Now for the long game. If the SEC locks down the football recruiting states, shares them naturally with the ACC, and the ACC locks down East Coast basketball and adds SW basketball to it as well as other SW football brands, you become the #1 basketball product in terms of quality and with the depth of inventory for the Winter programming you can begin with the new contract to piece out your inventory for basketball as the Big 10 does for football. Only you have a better product in hoops than they have in football so for basketball prices you should command the #1 contract for that sport.
With less ability to access Southern recruits the Big 10 schools married to the PAC schools would both suffer the same slow slide in competitive ability. Penn State, Ohio State, Iowa, and possibly Michigan and Wisconsin may have to rethink their associations. Toss those schools into the mix 13 years down the line to receive access to Southern recruiting without having to slog through an SEC schedule and ESPN now has the two power conferences for all sports without the laggards in the PAC and Big 10. Remember if you don't go to them, eventually they have to come to you. This is how a well-funded through hoops ACC moves from #3 to #2, possibly #1 if the SEC becomes complacent.
Recruiting, Money and publicity would be your tools. Hoops enhances your exposure tremendously with the array of schools you would represent. With the right football adds from the North you become at least an equal player with the SEC.
Whether you get to such a position or not isn't as relevant as striving to get there. You will see improvement across the board just by knowing what you are trying to achieve.
You may criticize my suggestions, but the one knock I have on the ACC in its entire realignment history, is that it never acted outside of its comfort zone and never took a big risk.
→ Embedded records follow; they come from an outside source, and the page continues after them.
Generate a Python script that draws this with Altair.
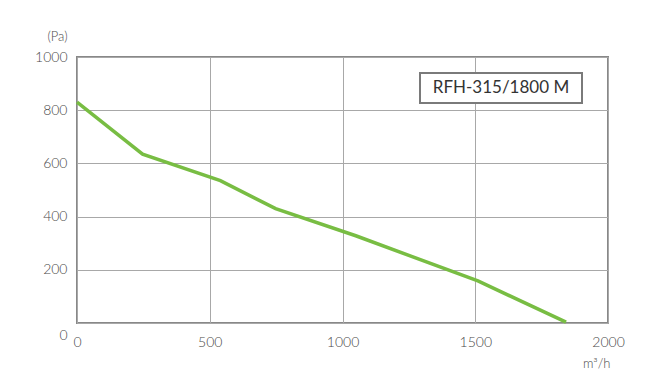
import altair as alt
import pandas as pd

# Curve
flow = [0, 247, 540, 748, 1050, 1510, 1842]
pressure = [830, 635, 535, 430, 328, 158, 3]

x_ticks = [0, 500, 1000, 1500, 2000]
y_ticks = [0, 200, 400, 600, 800, 1000]
model_label = "RFH-315/1800 M"

df = pd.DataFrame({"flow": flow, "pressure": pressure})

FONT = "Lato"
TXT = "#4a4a4a"

x_enc = alt.X(
    "flow:Q",
    scale=alt.Scale(domain=[0, 2000], nice=False),
    axis=alt.Axis(
        values=x_ticks, format="d", title="m³/h", grid=True, gridColor="#a8a8a8", gridWidth=1,
        ticks=False, domain=False, labelPadding=12, labelFlush=False,
        labelFont=FONT, labelFontSize=14, labelColor=TXT, labelFontWeight=300,
        titleFont=FONT, titleFontSize=13, titleFontWeight=300, titleColor=TXT,
        titleAnchor="end", titleAlign="right", titleX=533, titleY=34, titleBaseline="top",
    ),
)
y_enc = alt.Y(
    "pressure:Q",
    scale=alt.Scale(domain=[0, 1000], nice=False),
    axis=alt.Axis(
        values=y_ticks, format="d", title="(Pa)", grid=True, gridColor="#a8a8a8", gridWidth=1,
        ticks=False, domain=False, labelPadding=10, labelFlush=False,
        labelOffset={"condition": {"test": "datum.value == 0", "value": 12}, "value": 0},
        labelFont=FONT, labelFontSize=14, labelColor=TXT, labelFontWeight=300,
        titleFont=FONT, titleFontSize=13, titleFontWeight=300, titleColor=TXT,
        titleAngle=0, titleAlign="right", titleBaseline="middle", titleX=-10, titleY=-21,
    ),
)

line = alt.Chart(df).mark_line(color="#78bd43", strokeWidth=3.5).encode(x=x_enc, y=y_enc)

box = alt.Chart(pd.DataFrame({"t": [model_label]})).mark_rect(
    fill="white", stroke="#7a7a7a", strokeWidth=2
).encode(x=alt.value(343), x2=alt.value(505), y=alt.value(16), y2=alt.value(46))

label = alt.Chart(pd.DataFrame({"t": [model_label]})).mark_text(
    font=FONT, fontSize=17, color="#333333", align="center", baseline="middle"
).encode(text="t:N", x=alt.value(424), y=alt.value(31))

chart = (
    alt.layer(line, box, label)
    .properties(
        width=531, height=266,
        padding={"left": 77, "top": 57, "right": 40, "bottom": 66},
        autosize=alt.AutoSizeParams(type="none"),
        background="white",
    )
    .configure_view(stroke="#888888", strokeWidth=2)
)

chart.save("out.html", embed_options={"renderer": "svg", "actions": False})
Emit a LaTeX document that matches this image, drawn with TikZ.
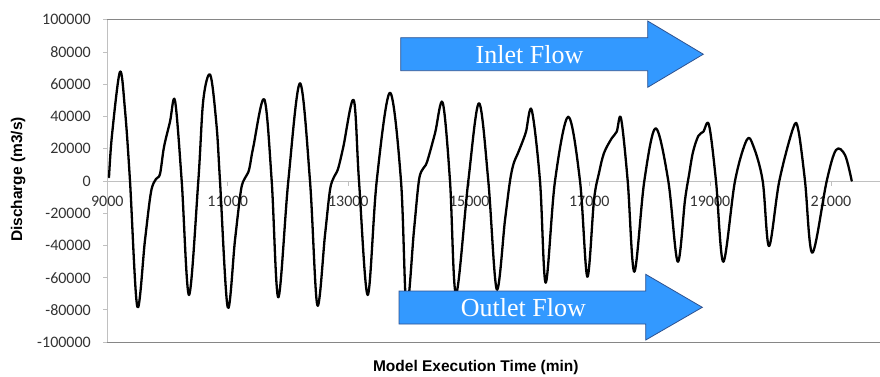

Delaney launched a network without ESPN's help. Roy Kramer began divisional play with a Conference Championship game. It could have flopped. The ACC stockpiled a few Big East schools with which they were comfortable in hoops fit. You grafted in a couple of football brands and hoped that would preserve what you had. It didn't. And it didn't because hoops paid less, but remained your emphasis.
Well, the worm will turn in favor of basketball again. Circle the wagons and beef it up now. Then use your recruiting grounds to bring in big time names in football when they get locked out of the South and need exposure to Deep South recruiting to remain viable. They have 100,000 seat stadia which need filling. Be a little ruthless and aggressive. Right now, you are Conference #3 in revenue. Act like it instead of waiting for the inevitable, which will only happen if you do nothing to prevent it.
The SEC almost has the conference it wants. Use what you do best, basketball, and your native soil to grow your football. You can't get them now, they would laugh. In 2034 if the SEC is locked down they won't be laughing, they'll be worried. You are already better in basketball. Take away their options in the NE in that sport, grow your network, and lure what you want in when the time is right.
In the meantime, selling the ACCN in most of the NE states for hoops and in Texas, Oklahoma, Kansas, Iowa and West Virgina for football, and perhaps in any PAC states the Big 12 picks up is your ticket to closing that gap. Remember the Big 12 still doesn't have a network. You do.
But none of it will happen if you don't try, or you just wait for your fate. If Phillips won't pull the trigger get somebody else, hopefully someone with a personal stake in the ACC. And since it can't happen in a house divided. Let the opposition go. Build again in unity.